Путте вышел из «Человека на лестнице» не с чем-нибудь, но с последним номером «Аллерс», свернутым в трубку и перехваченным резинкой от банки с вареньем.

— Ты еще здесь?

Я встал.

— Ты же сказал, чтобы я посторожил мопед.

— Думаешь, получишь назад свои денежки, да, жид несчастный?

Путте говорил с трудом, едва ворочал языком, столько накопил слюней.

— Нет, — сказал я.

Он пристроил журнал на багажнике, пятерней дважды зачесал волосы назад.

— На что уставился?

— Ни на что.

Он сел на мопед, водрузил шлем на колени и повторил:

— На что уставился?

— Ни на что, — повторил я.

Обеими руками Путте поднял шлем, помедлил, глянул на меня.

Возможно, в эту самую минуту я и заработал экстрасистолию, неровное сердцебиение, возможно, с тех пор мой метроном и отбивает ритм для всех песен разом.

— Ты вроде бы спешил, а, скупердяй? — спросил он.

— Уже не спешу.

И Путте нахлобучил на голову тесный шлем.

Я успел увидеть его пустой и вместе с тем очумелый взгляд, когда собачья моча полилась по внутренней стороне забрала, затянула его физиономию желтой маской и закапала ему в рот.
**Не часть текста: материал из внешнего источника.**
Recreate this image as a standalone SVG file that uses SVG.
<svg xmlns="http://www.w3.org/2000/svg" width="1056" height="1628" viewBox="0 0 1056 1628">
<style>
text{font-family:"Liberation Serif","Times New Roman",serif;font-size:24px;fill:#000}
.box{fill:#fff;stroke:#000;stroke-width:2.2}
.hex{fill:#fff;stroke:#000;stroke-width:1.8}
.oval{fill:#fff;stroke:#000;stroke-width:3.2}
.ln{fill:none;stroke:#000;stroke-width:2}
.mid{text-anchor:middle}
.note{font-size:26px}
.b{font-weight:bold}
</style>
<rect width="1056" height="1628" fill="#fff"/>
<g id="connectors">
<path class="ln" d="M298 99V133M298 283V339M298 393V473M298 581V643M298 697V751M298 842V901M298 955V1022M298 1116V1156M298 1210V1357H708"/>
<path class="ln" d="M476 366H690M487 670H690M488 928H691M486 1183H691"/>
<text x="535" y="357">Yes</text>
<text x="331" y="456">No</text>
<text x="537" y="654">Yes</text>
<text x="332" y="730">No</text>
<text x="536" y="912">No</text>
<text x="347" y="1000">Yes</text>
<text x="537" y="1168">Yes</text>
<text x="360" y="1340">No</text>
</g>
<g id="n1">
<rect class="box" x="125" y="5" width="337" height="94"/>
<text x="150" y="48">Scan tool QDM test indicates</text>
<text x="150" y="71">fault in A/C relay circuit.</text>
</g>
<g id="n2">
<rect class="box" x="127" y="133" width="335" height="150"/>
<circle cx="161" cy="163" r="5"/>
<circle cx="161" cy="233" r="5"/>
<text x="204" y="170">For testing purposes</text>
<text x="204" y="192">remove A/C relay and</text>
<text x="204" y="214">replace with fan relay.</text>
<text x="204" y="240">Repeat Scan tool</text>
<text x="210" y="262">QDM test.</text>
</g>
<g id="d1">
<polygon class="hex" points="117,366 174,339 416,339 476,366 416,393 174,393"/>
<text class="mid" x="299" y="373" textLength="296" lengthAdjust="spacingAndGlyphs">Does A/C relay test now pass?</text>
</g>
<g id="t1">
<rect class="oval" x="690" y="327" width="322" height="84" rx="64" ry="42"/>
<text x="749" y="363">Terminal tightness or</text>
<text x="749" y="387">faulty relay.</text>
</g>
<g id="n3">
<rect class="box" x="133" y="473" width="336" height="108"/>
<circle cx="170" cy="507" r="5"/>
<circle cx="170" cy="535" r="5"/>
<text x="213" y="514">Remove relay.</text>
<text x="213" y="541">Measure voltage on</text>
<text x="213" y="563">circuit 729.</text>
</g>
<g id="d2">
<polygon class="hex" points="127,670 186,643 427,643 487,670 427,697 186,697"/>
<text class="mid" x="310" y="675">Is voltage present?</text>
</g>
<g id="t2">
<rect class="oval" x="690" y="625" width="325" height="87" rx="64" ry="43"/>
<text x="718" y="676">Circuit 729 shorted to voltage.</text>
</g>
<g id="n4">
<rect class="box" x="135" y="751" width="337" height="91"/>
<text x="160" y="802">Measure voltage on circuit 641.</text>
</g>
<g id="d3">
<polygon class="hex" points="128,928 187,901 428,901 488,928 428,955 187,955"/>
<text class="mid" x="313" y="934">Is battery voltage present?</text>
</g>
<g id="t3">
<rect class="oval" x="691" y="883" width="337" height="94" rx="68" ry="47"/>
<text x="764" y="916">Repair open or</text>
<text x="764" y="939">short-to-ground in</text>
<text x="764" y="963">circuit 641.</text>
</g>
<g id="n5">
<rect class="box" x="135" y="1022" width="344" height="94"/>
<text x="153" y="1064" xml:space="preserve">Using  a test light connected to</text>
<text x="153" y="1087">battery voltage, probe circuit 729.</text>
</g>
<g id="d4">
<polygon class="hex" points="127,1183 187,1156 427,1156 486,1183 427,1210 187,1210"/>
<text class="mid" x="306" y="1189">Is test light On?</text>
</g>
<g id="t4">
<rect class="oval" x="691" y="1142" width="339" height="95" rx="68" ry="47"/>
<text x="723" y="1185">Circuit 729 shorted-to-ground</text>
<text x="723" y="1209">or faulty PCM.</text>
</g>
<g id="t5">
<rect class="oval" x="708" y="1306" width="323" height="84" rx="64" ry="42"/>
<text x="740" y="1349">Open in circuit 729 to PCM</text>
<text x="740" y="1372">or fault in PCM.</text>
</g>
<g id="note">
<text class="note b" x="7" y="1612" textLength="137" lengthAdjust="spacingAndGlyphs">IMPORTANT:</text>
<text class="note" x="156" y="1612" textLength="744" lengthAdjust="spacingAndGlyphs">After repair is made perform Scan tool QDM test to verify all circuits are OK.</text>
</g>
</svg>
Путте попытался стянуть шлем, но тот застрял. Путте что-то крикнул, но расслышать было невозможно, потому что его вырвало, и он вместе с мопедом упал прямо тут, на углу Эйлерт-Сундтс- и Ренхеденс-гате.

Пожалуй, довольно о Путте.

Четыре года спустя он, кстати говоря, умер, когда где-то в Северном море упал с трапа теплохода «Куйяхога», на пути домой, в Норвегию, в Осло, из Марина-де-Каррара через Барселону. В общем, ушел он недалеко. Одни говорят, он был пьян. Другие говорят, кто-то его подтолкнул. Третьи твердят то и другое. Так или иначе, умер он мгновенно. Ничего не поделаешь. Несчастный случай. Бывает. На то он и несчастный случай. Оставшуюся часть пути Путте лежал в морозильной камере, не страдал ни морской болезнью, ни хамством. Но на борту «Куйяхоги» находился также почти забытый теперь, вернее обойденный, художник П. В. У них с Путте было кое-что общее. Обоих в море послали отцы, чтобы каждый на свой лад закалился, сделал выбор, решился, не обязательно на что-то большое, только не на то, чем они норовили стать, а именно бандитом и художником. П. В. все равно стал художником. Путте умер. Чей отец горевал больше? И тогда как Путте вызывал на борту все большую неприязнь, ведь он был скандалист, трус и хитрован, П. В., к собственному удивлению, совершил прямо противоположное, завоевал всеобщую любовь, рисуя портреты матросов, даже весьма похожие, причем в хорошем смысле. Некоторые из этих рисунков позднее приобрели галереи и музеи, в том числе портрет Путте, где он сидит в барселонском «Текила-баре», за несколько суток до смерти, это романтический, чуть ли не героический портрет молодого моряка, этакого лося на закате для бессонных мечтателей, Путте позирует, старается выглядеть не таким, каков он есть, и П. В. изображает его таким, каков он есть и каков не есть, вот его искусство. И все же меня раздражает, прямо-таки до невозможности, хотя обычно я, думается, человек выдержанный, терпеливый, — раздражает, что этот хам, эта чума и зараза, этот нацист на мопеде, сиречь Путте, так и останется в молодом, порывистом наброске П. В., который тоже погиб в результате несчастного случая, не так давно, он спас дочку, а сам пожертвовал жизнью, и таким образом у них с Путте появилось еще кое-что общее, своего рода симметрия поверх времени, а именно внезапная смерть. Лично я буду помнить Путте в шлеме, полном собачьей мочи. Для меня он останется таким.